--- Start of Material to process ---

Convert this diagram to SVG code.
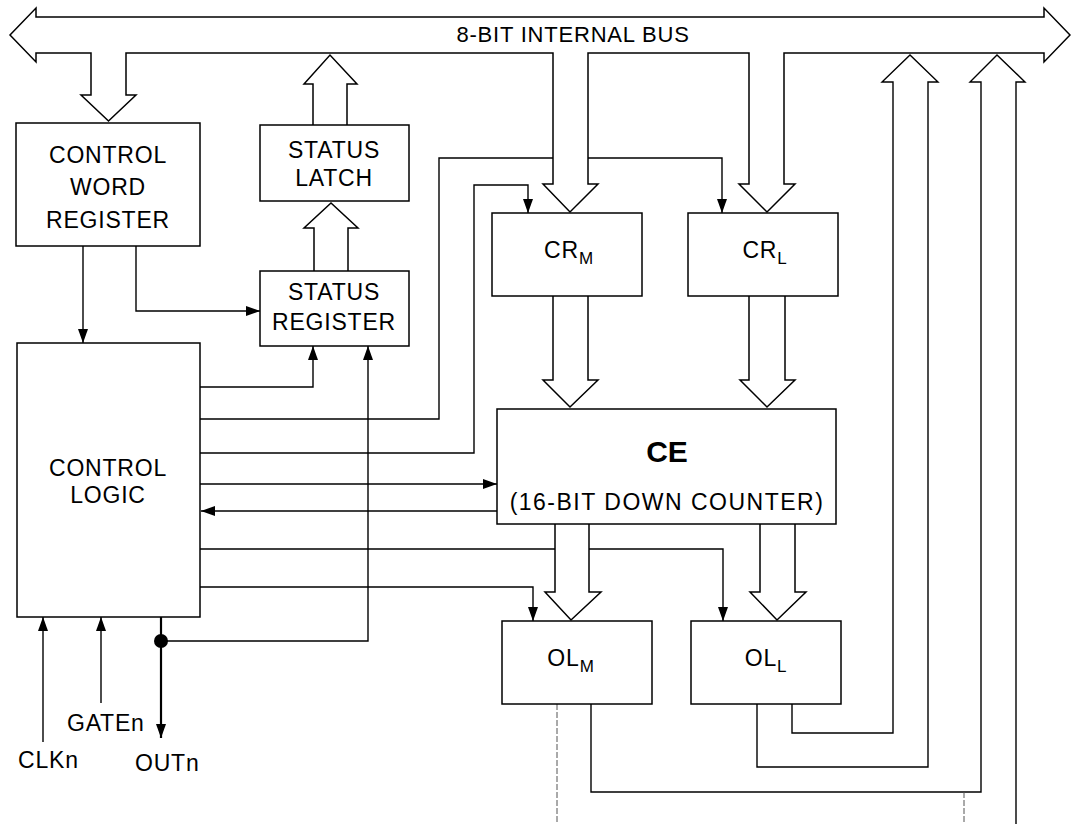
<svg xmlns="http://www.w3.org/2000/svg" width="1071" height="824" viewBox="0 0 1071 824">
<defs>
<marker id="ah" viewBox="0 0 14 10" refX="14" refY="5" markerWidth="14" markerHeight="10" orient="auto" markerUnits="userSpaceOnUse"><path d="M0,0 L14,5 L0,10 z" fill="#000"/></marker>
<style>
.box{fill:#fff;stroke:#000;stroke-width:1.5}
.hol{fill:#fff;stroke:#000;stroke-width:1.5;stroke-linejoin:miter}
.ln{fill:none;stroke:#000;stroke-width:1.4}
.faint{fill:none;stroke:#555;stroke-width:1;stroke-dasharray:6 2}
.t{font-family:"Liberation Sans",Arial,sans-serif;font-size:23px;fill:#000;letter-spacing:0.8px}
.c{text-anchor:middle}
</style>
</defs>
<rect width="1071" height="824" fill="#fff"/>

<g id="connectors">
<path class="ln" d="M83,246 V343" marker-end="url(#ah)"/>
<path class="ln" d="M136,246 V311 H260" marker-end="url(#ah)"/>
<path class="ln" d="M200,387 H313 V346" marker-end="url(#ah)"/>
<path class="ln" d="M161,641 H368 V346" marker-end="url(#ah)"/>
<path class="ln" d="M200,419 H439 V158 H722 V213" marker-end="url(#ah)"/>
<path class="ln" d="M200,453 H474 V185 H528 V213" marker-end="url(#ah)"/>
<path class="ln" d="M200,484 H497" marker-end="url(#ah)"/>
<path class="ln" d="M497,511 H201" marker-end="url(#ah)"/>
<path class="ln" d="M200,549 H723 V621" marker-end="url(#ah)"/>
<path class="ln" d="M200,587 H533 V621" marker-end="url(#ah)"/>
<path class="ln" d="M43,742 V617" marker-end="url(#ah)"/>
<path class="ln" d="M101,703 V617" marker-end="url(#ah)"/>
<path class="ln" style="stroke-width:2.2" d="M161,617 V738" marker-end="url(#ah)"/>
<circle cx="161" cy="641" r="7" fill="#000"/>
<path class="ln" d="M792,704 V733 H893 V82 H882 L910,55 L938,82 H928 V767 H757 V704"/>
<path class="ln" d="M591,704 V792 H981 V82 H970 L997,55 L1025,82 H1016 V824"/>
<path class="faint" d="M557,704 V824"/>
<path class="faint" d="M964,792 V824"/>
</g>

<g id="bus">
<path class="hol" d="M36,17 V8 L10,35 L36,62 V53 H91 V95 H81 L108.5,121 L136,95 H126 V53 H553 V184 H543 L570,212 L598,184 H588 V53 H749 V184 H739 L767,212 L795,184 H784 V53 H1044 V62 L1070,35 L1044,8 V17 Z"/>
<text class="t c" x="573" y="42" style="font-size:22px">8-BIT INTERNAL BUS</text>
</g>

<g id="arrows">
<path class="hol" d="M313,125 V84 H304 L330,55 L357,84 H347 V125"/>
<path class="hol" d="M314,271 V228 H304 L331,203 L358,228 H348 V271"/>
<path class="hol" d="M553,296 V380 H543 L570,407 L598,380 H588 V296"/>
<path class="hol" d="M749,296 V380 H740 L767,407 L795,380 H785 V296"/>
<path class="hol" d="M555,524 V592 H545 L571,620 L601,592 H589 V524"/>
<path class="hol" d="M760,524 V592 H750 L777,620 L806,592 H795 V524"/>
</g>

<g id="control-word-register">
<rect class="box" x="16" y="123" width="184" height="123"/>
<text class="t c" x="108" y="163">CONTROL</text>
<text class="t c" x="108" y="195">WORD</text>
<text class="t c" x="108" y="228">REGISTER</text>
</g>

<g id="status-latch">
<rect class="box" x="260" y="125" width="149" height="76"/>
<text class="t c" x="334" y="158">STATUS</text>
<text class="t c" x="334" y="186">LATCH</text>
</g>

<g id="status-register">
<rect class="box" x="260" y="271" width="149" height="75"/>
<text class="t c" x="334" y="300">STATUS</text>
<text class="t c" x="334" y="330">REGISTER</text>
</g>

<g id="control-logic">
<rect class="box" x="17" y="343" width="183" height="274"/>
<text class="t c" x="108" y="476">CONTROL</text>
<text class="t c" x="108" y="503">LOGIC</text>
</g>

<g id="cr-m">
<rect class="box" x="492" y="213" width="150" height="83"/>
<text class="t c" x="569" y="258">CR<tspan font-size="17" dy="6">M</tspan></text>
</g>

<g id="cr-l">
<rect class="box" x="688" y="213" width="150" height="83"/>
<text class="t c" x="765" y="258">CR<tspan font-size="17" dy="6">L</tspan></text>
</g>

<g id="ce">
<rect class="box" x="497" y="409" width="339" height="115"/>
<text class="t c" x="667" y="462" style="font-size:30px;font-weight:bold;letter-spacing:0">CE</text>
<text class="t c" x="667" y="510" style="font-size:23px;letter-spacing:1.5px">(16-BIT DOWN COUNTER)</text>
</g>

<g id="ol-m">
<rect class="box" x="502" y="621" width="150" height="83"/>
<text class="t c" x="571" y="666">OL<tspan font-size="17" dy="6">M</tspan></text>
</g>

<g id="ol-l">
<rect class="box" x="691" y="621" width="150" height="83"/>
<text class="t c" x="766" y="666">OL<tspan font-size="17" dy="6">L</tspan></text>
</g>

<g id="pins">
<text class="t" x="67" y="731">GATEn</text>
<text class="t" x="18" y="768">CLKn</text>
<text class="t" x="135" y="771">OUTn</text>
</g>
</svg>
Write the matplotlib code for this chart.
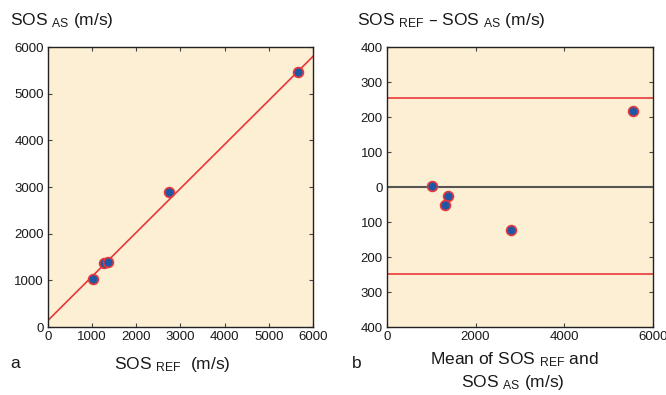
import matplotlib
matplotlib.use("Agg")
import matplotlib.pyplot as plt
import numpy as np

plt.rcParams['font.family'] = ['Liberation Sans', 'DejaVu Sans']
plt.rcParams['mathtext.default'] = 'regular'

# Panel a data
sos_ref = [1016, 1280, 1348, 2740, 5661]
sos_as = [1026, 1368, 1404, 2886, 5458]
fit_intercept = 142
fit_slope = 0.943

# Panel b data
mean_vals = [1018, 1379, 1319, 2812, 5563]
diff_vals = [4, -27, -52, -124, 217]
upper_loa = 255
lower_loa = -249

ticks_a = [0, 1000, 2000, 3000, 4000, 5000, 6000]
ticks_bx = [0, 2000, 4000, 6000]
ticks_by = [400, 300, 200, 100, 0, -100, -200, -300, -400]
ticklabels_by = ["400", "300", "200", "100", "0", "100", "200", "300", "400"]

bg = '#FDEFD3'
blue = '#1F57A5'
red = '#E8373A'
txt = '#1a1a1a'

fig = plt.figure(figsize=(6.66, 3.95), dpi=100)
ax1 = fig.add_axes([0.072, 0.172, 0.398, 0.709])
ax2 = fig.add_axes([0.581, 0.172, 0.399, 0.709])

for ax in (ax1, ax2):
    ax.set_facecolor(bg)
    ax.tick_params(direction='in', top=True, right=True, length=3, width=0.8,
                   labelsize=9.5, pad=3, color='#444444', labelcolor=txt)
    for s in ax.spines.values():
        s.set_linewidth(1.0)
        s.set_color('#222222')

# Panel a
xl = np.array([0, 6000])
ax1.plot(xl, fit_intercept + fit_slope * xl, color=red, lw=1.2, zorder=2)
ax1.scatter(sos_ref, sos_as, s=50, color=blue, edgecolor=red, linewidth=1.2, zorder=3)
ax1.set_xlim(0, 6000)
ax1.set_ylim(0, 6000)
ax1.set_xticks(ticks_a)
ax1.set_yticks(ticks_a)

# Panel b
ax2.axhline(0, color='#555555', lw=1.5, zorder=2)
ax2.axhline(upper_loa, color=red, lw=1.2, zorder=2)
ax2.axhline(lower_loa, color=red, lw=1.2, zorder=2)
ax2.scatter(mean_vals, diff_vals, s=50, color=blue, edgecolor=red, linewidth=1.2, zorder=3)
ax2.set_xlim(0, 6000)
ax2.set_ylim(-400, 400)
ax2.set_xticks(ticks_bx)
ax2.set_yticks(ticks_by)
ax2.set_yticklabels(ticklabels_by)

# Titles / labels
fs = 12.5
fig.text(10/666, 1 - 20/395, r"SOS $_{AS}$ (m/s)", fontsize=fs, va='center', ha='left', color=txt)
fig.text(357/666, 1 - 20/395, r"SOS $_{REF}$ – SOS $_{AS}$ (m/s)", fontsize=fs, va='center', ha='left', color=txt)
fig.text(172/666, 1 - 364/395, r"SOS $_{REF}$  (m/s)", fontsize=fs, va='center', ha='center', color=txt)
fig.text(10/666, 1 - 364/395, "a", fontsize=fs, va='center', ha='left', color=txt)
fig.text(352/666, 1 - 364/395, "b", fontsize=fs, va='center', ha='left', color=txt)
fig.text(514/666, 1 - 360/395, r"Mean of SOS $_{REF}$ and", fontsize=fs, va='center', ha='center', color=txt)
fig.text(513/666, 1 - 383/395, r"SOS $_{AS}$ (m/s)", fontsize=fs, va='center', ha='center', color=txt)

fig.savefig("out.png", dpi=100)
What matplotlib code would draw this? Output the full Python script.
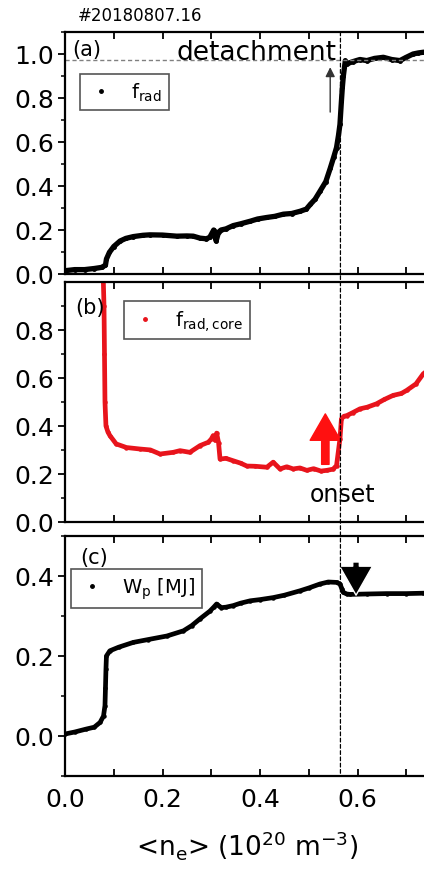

--- End of Material to process ---

• Short task: Repeat exactly, and only, the entries from the line with "Write the matplotlib code for this chart." through the line with "txt = '#1a1a1a'". Pictures are skipped.

• Reply to the exercise:
Write the matplotlib code for this chart.
import matplotlib
matplotlib.use("Agg")
import matplotlib.pyplot as plt
import numpy as np

plt.rcParams['font.family'] = ['Liberation Sans', 'DejaVu Sans']
plt.rcParams['mathtext.default'] = 'regular'

# Panel a data
sos_ref = [1016, 1280, 1348, 2740, 5661]
sos_as = [1026, 1368, 1404, 2886, 5458]
fit_intercept = 142
fit_slope = 0.943

# Panel b data
mean_vals = [1018, 1379, 1319, 2812, 5563]
diff_vals = [4, -27, -52, -124, 217]
upper_loa = 255
lower_loa = -249

ticks_a = [0, 1000, 2000, 3000, 4000, 5000, 6000]
ticks_bx = [0, 2000, 4000, 6000]
ticks_by = [400, 300, 200, 100, 0, -100, -200, -300, -400]
ticklabels_by = ["400", "300", "200", "100", "0", "100", "200", "300", "400"]

bg = '#FDEFD3'
blue = '#1F57A5'
red = '#E8373A'
txt = '#1a1a1a'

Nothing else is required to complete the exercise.